The flood caused enormous changes in the land with topsoil washed away and valleys scoured clean of vegetation. J. A. Pierce, an auto dealer in Lakeside, came to town and reported that “you might as well try to farm on a cement sidewalk on what is left.” )
I wonder if the farmers whose lands were devalued by the storm felt any comfort in knowing that the rainmaker himself lost money in the flood of 1916?
Most of them were probably too busy mopping up their homes and businesses, clearing their fields and roads, rebuilding their communities, to give much more thought to a rainmaker.
There was talk of what could be done to prevent such a tragedy from ever recurring, culminating in the Dam Safety Act of 1917, which gave the State Engineer authority over all dams more than ten feet high or which impounded three million gallons of water.
Charles Hatfield never divulged his formulas and continued to live a secretive life.
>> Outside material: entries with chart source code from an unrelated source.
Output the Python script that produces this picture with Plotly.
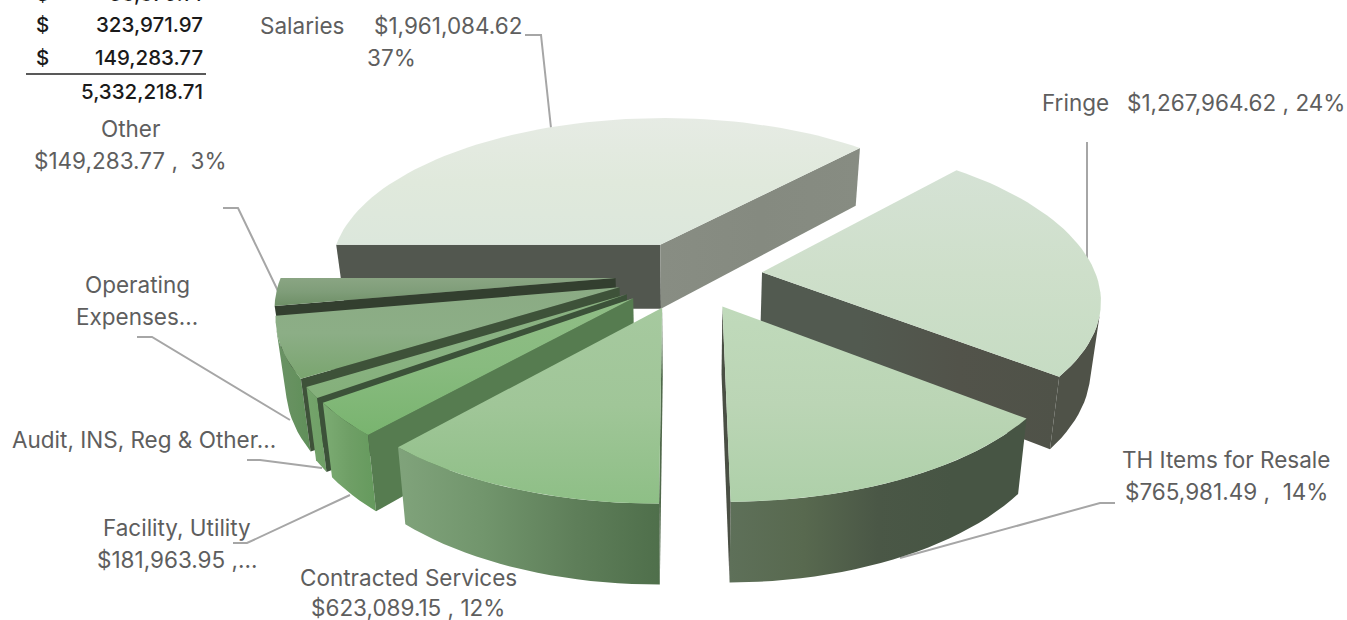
import math
import plotly.graph_objects as go

# ---- data ----
categories = ["Salaries", "Fringe", "TH Items for Resale", "Contracted Services",
              "Facility, Utility", "Audit, INS, Reg & Other", "Operating Expenses", "Other"]
values = [1961084.62, 1267964.62, 765981.49, 623089.15, 181963.95, 58879.14, 323971.97, 149283.77]
table_rows = ["58,879.14", "323,971.97", "149,283.77"]
table_total = "5,332,218.71"

top_colors = [["#dce7dc", "#e0e9dc", "#e6ebe4"],
              ["#c6dcc3", "#cedfca", "#d5e2d5"],
              ["#aed0a9", "#bbd5b5", "#c0dabb"],
              ["#8ebf86", "#a0c698", "#a6c99f"],
              ["#79b46f", "#88bb7f", "#90bd86"],
              ["#84b07a", "#8ab283", "#88b07f"],
              ["#7aa56f", "#8cae86", "#8bab84"],
              ["#6e8f66", "#7f9d79", "#8aa583"]]
arc_colors = [["#878c82", "#878c82"],
              ["#4f5248", "#4f5248"],
              ["#5e7059", "#58694f", "#4a5746", "#475544", "#475544"],
              ["#80a37b", "#71956c", "#5f7f5a", "#4f6f4b"],
              ["#7cac73", "#6f9f66", "#659a5d"],
              ["#74a46b", "#6f9f66"],
              ["#6a9265", "#66915f", "#5f8f59"],
              ["#688c60", "#688c60"]]
wall_start = [["#52574f"] * 2, ["#858a80"] * 2, ["#4a5c48"] * 2, ["#50694b"] * 2,
              ["#567c50"] * 2, ["#3c5239"] * 2, ["#3e5239"] * 2, ["#333f2f"] * 2]
wall_end = [["#888d83", "#858a80", "#878c82"], ["#525a50", "#525a50", "#52534a", "#4f5248"],
            ["#4a4f44"] * 2, ["#547450"] * 2, ["#567c50", "#5f8458", "#668562"],
            ["#3f553c"] * 2, ["#3c4f38"] * 2, ["#333f2f"] * 2]

labels = [
    ("Salaries", 258, 25, "left"), ("$1,961,084.62", 524, 25, "right"), ("37%", 365, 57, "left"),
    ("Fringe", 1040, 102, "left"), ("$1,267,964.62 , 24%", 1347, 102, "right"),
    ("TH Items for Resale", 1226, 459, "center"), ("$765,981.49 ,  14%", 1226, 491, "center"),
    ("Contracted Services", 408, 577, "center"), ("$623,089.15 , 12%", 408, 607, "center"),
    ("Facility, Utility", 177, 527, "center"), ("$181,963.95 ,...", 177, 559, "center"),
    ("Audit, INS, Reg & Other...", 144, 439, "center"),
    ("Operating", 137, 284, "center"), ("Expenses...", 137, 316, "center"),
    ("Other", 130, 128, "center"), ("$149,283.77 ,  3%", 130, 160, "center"),
]
leaders = [
    ([525, 541, 551], [35, 35, 128]),
    ([1087, 1087], [142, 260]),
    ([1115, 1100, 900], [503, 503, 558]),
    ([233, 247, 350], [543, 543, 495]),
    ([247, 260, 322], [460, 460, 468]),
    ([137, 152, 290], [337, 337, 420]),
    ([223, 238, 278], [208, 208, 291]),
]

# ---- projection ----
CX, CY, RX, KY, H, P, EXPL, START, SHRINK = 689, 275, 334, 154.6, 66, 0.153, 0.22, 270.0, 0.025


def proj(x, y, z=0.0):
    s = 1 / (1 + P * y)
    return CX + RX * x * s * (1 - SHRINK * z), CY - KY * y * s + z * H * s


def area(pts):
    return sum(pts[i][0] * pts[(i + 1) % len(pts)][1] - pts[(i + 1) % len(pts)][0] * pts[i][1]
               for i in range(len(pts))) / 2


def scale(cols):
    n = len(cols) - 1
    return [[i / n, c] for i, c in enumerate(cols)]


def face(fig, pts, cols, kind):
    xs = [p[0] for p in pts] + [pts[0][0]]
    ys = [p[1] for p in pts] + [pts[0][1]]
    fig.add_trace(go.Scatter(x=xs, y=ys, mode="lines", fill="toself",
                             line=dict(width=0, color=cols[0]),
                             fillgradient=dict(type=kind, colorscale=scale(cols)),
                             hoverinfo="skip", showlegend=False))


fig = go.Figure()
for lx, ly in leaders:
    fig.add_trace(go.Scatter(x=lx, y=ly, mode="lines", line=dict(color="#a6a6a6", width=2),
                             hoverinfo="skip", showlegend=False))

total = sum(values)
slices = []
ang = START
for i, v in enumerate(values):
    sweep = v / total * 360
    slices.append((i, ang, sweep))
    ang += sweep

for idx in [0, 7, 6, 5, 4, 3, 1, 2]:
    i, a0, sw = slices[idx]
    mid = math.radians(a0 + sw / 2)
    ox, oy = EXPL * math.sin(mid), EXPL * math.cos(mid)
    n = max(4, int(sw / 2))
    rim = []
    for k in range(n + 1):
        t = math.radians(a0 + sw * k / n)
        rim.append((ox + math.sin(t), oy + math.cos(t)))
    apex = (ox, oy)
    run = []
    for k in range(n):
        p, q = rim[k], rim[k + 1]
        quad = [proj(*p), proj(*q), proj(*q, 1), proj(*p, 1)]
        if area(quad) < 0:
            run.append(k)
    if run:
        kk = run + [run[-1] + 1]
        pts = [proj(*rim[k]) for k in kk] + [proj(*rim[k], 1) for k in reversed(kk)]
        face(fig, pts, arc_colors[i], "horizontal")
    q1 = [proj(*apex), proj(*rim[0]), proj(*rim[0], 1), proj(*apex, 1)]
    if area(q1) < 0:
        face(fig, q1, wall_start[i], "horizontal")
    q2 = [proj(*rim[-1]), proj(*apex), proj(*apex, 1), proj(*rim[-1], 1)]
    if area(q2) < 0:
        face(fig, q2, wall_end[i], "horizontal")
    face(fig, [proj(*apex)] + [proj(*r) for r in rim], top_colors[i], "vertical")

LABEL_FONT = dict(family="Inter", size=22.5, color="#5e5e5e")
TABLE_FONT = dict(family="Inter", size=20.5, color="#1a1a1a", weight=500)
ann = [dict(x=x, y=y, text=t, xanchor=a, yanchor="middle", showarrow=False, font=LABEL_FONT)
       for t, x, y, a in labels]
for row, y in zip(table_rows, [-6, 25, 58]):
    py = 1 - y / 620
    ann.append(dict(x=43 / 1347, y=py, xref="paper", yref="paper", text="$", xanchor="center",
                    yanchor="middle", showarrow=False, font=TABLE_FONT))
    ann.append(dict(x=205 / 1347, y=py, xref="paper", yref="paper", text=row, xanchor="right",
                    yanchor="middle", showarrow=False, font=TABLE_FONT))
ann.append(dict(x=205, y=91, text=table_total, xanchor="right", yanchor="middle", showarrow=False,
                font=TABLE_FONT))

fig.update_layout(
    width=1347, height=620, margin=dict(l=0, r=0, t=0, b=0),
    paper_bgcolor="white", plot_bgcolor="white", showlegend=False, annotations=ann,
    xaxis=dict(range=[0, 1347], visible=False, fixedrange=True),
    yaxis=dict(range=[620, 0], visible=False, fixedrange=True),
    shapes=[dict(type="line", x0=26, x1=206, y0=74, y1=74, line=dict(color="#222222", width=1.5))],
)
fig.write_html("out.html", post_script="document.body.style.margin='0';",
               config=dict(displayModeBar=False))
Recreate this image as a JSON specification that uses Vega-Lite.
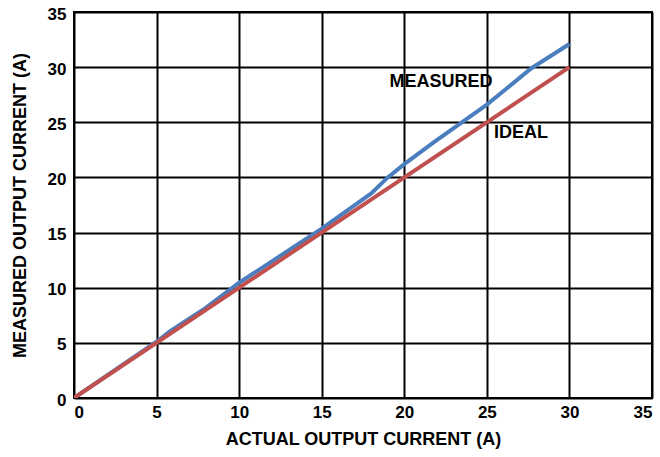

When he died, his brother, Paul, didn’t announce his death until after he was buried. Paul donated tools, notes, and pictures to the Central Library, but no chemical formulas. It will never be known what Hatfield concocted to throw into the sky in January of 1916.
What piqued my imagination about this historical event are the human emotions that so many people must have had—a combination of disbelief, fear, courage, cowardice, blame and hope.
Patricia Maxwell grew up in Oregon and attended Walla Walla College in Washington state, where she started writing poetry which was published in the school literary magazine. She met her husband, Burton, at college. After they married, he became a pastor which led them to pastorates all over the country. In 55 years of marriage, they have moved 25 times! In the mid- 1960’s, in a tiny town in northwest Pennsylvania, with two toddlers, Patricia took a correspondence course in non-fiction writing. Since then, she has authored four inspirational books and many articles, humor pieces, as well as technical articles about her husband’s world-class model railroad. When Rain Comes is her first novel.